In THREE days 16 years of suffering was over, my ulcer has never returned.
Barry Marshall has his own website. I wrote him what he had done for me and it was unbelivable he had not won a Nobel Prize. His remarkable discovery has affected millions of people.
His assistant E-mailed back indicating the Marshall has won so many awards that he is not really disturbed he never got a Nobel.
This time the Nobel Committee got it right.
Well deserved, an excellent choice. And what a God-send their work and discovery was for so many, many people.
You are correct.
I had an ulcer caused by overuse of Ibuproferin. Once I gave it up, and took Zantac for six months, everything straightened out.
But now I'm stuck with Tylenol.
Somebody has followed through. By coincidence, it's another researcher surnamed Marshall. Maybe not by coincidence, Trevor Marshall is from Australia too.
See these references on www.marshallprotocol.com: Chron's and Studies Citing Bacterial Cause for Th1 inflammation and Anyone being treated with MP for Crohns Disease?
This is not a 3-day cure. The bacteria are in an antibiotic resistant form, and isn't touched by penicillin type antibiotics, nor by other antibiotics in heavy doses.
It turns out there are a bunch of bacteria that can go into the resistant form, and once one bug gets a foothold, it's easier for the next. Depending on what tissue gets infected first, and the sequence of bugs, you get a different diagnosis. Since they are all using the same trick to hide, they can be uncovered and killed by a single approach. Note that this single approach does require several antibiotics. It's the uncloaking that is common to the different bugs.
I've been on the Marshall Protocol close to 18 months, and my sarcoid problems of the last 22 years are greatly reduced. The expected duration for a cure is 18 to 36 months.
It took the medical community over a decade to accept the simple, obvious, easily repeatable evidence of this. Now you can understand why cancer is being treated at half a trillion a year in expenditure.

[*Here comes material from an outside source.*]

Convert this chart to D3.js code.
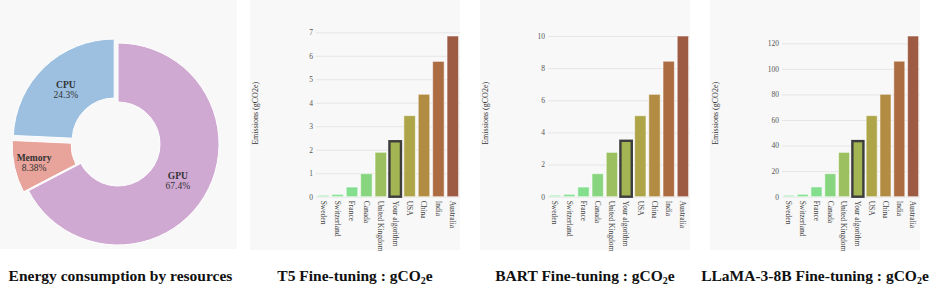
<!DOCTYPE html>
<html>
<head>
<meta charset="utf-8">
<script src="https://cdn.jsdelivr.net/npm/d3@7"></script>
<style>
  html, body { margin: 0; padding: 0; background: #fff; }
  svg { display: block; }
  svg text { font-family: "Liberation Serif", "Times New Roman", Times, serif !important; }
</style>
</head>
<body>
<svg id="chart" width="950" height="290"></svg>
<script>
"use strict";

// --- data ---
const resources = ["GPU", "Memory", "CPU"];
const resourceShares = [67.4, 8.38, 24.3];
const resourceLabels = ["67.4%", "8.38%", "24.3%"];
const resourceColors = ["#d0a9d2", "#e8a39b", "#9dc0e1"];

const countries = ["Sweden", "Switzerland", "France", "Canada", "United Kingdom",
  "Your algorithm", "USA", "China", "India", "Australia"];
const countryColors = ["#90e6a3", "#89e295", "#83de8e", "#88d57f", "#9cc05f",
  "#a3b553", "#aea549", "#b18c42", "#ac6c42", "#9e5b44"];
const t5Values = [0.06, 0.10, 0.41, 0.98, 1.89, 2.36, 3.45, 4.36, 5.76, 6.84];
const bartValues = [0.09, 0.15, 0.60, 1.43, 2.76, 3.48, 5.04, 6.37, 8.43, 10.0];
const llamaValues = [1.1, 1.9, 7.6, 18.0, 34.7, 43.5, 63.4, 80.1, 106, 125.7];
const t5Ticks = [0, 1, 2, 3, 4, 5, 6, 7];
const bartTicks = [0, 2, 4, 6, 8, 10];
const llamaTicks = [0, 20, 40, 60, 80, 100, 120];

const svg = d3.select("#chart");
const FONT = "'Liberation Serif', 'Times New Roman', serif";
const PANEL_BG = "#f8f8f8";
const PANEL_BOTTOM = 250;

// --- 1. donut ---
function drawDonut() {
  const L = { x: 0, w: 237, cx: 118, cy: 144, R: 101, r: 42 };
  const pulls = { GPU: 0, Memory: 5, CPU: 5.5 };
  const labelR = { GPU: 70, Memory: 81, CPU: 70 };

  svg.append("rect").attr("x", L.x).attr("y", 0).attr("width", L.w).attr("height", PANEL_BOTTOM - 1)
    .attr("fill", PANEL_BG);

  const slices = d3.pie().sort(null).value(d => d.v)(
    resources.map((name, i) => ({ name, v: resourceShares[i], pct: resourceLabels[i], color: resourceColors[i] })));
  const arc = d3.arc().innerRadius(L.r).outerRadius(L.R);

  const g = svg.append("g").attr("transform", `translate(${L.cx},${L.cy})`);
  slices.forEach(s => {
    const mid = (s.startAngle + s.endAngle) / 2;
    const p = pulls[s.data.name];
    const dx = Math.sin(mid), dy = -Math.cos(mid);
    g.append("path")
      .attr("d", arc(s))
      .attr("transform", `translate(${dx * p},${dy * p})`)
      .attr("fill", s.data.color).attr("stroke", "#fff").attr("stroke-width", 1);

    const lr = labelR[s.data.name] + p;
    const t = g.append("text").attr("text-anchor", "middle").attr("fill", "#333")
      .style("font-family", FONT).style("font-size", "9.5px")
      .attr("transform", `translate(${dx * lr},${dy * lr})`);
    t.append("tspan").attr("x", 0).attr("y", -1.5).style("font-weight", "bold").text(s.data.name);
    t.append("tspan").attr("x", 0).attr("y", 8.5).text(s.data.pct);
  });

  svg.append("text").attr("x", L.x + L.w / 2 + 2).attr("y", 281).attr("text-anchor", "middle")
    .style("font-family", FONT).style("font-size", "15.5px").style("font-weight", "bold").attr("fill", "#111")
    .text("Energy consumption by resources");
}

// --- 2. bar panels ---
function drawBars(px, plotLeft, values, ticks, model) {
  const pw = 210, plotRight = px + pw, zeroY = 196.7, topY = 36;

  svg.append("rect").attr("x", px).attr("y", 0).attr("width", pw).attr("height", PANEL_BOTTOM)
    .attr("fill", PANEL_BG);

  const x = d3.scaleBand().domain(countries).range([plotLeft, plotRight]).paddingInner(0.2).paddingOuter(0.1);
  const y = d3.scaleLinear().domain([0, d3.max(values)]).range([zeroY, topY]);

  const g = svg.append("g");

  // grid + y ticks
  const yAxis = d3.axisLeft(y).tickValues(ticks).tickSize(-(plotRight - plotLeft)).tickPadding(3).tickFormat(d3.format("d"));
  const ya = g.append("g").attr("transform", `translate(${plotLeft},0)`).call(yAxis)
    .attr("font-family", FONT);
  ya.select(".domain").remove();
  ya.selectAll(".tick line").attr("stroke", "#e6e6e6").attr("stroke-width", 1);
  ya.selectAll(".tick text").attr("fill", "#555").style("font-size", "7.5px").style("font-family", FONT);

  // bars
  countries.forEach((c, i) => {
    const mine = c === "Your algorithm";
    g.append("rect")
      .attr("x", x(c)).attr("y", y(values[i]))
      .attr("width", x.bandwidth()).attr("height", zeroY - y(values[i]))
      .attr("fill", countryColors[i])
      .attr("stroke", mine ? "#3d3d3d" : "rgba(255,255,255,0.55)")
      .attr("stroke-width", mine ? 2.4 : 1);
  });

  // x labels, rotated
  countries.forEach(c => {
    g.append("text")
      .attr("transform", `translate(${x(c) + x.bandwidth() / 2},${zeroY + 4}) rotate(90)`)
      .attr("dy", "0.35em").attr("fill", "#444")
      .style("font-family", FONT).style("font-size", "7.5px")
      .text(c);
  });

  // y title
  svg.append("text")
    .attr("transform", `translate(${px + 7.5},${(zeroY + 30) / 2}) rotate(-90)`)
    .attr("text-anchor", "middle").attr("fill", "#333")
    .style("font-family", FONT).style("font-size", "8px")
    .text("Emissions (gCO2e)");

  // bottom title with subscript
  const t = svg.append("text").attr("x", px + pw / 2).attr("y", 281).attr("text-anchor", "middle")
    .style("font-family", FONT).style("font-size", "15.5px").style("font-weight", "bold").attr("fill", "#111");
  t.append("tspan").text(`${model} Fine-tuning : gCO`);
  t.append("tspan").attr("dy", 3).style("font-size", "10px").text("2");
  t.append("tspan").attr("dy", -3).text("e");
}

drawDonut();
drawBars(250, 316, t5Values, t5Ticks, "T5");
drawBars(480, 548, bartValues, bartTicks, "BART");
drawBars(710, 782, llamaValues, llamaTicks, "LLaMA-3-8B");
</script>
</body>
</html>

As an aside, I have thought that the connection between lung cancer and smoking isn't so much the smoke, as it is the damage caused by more frequent bacterial and viral infections of the lung tissue. Some correlations could be exposed perhaps through surveys, but smoking is so PC ridden this even though will not be explored. Just as stomach cancer/ulcer connection had the punishing vice whiff of alcoholism.
Then there is the power of the dollar, or as Chris Rocks says, "There isnt no money in the cure, it's in the comeback. Nothing's been cured since Polio."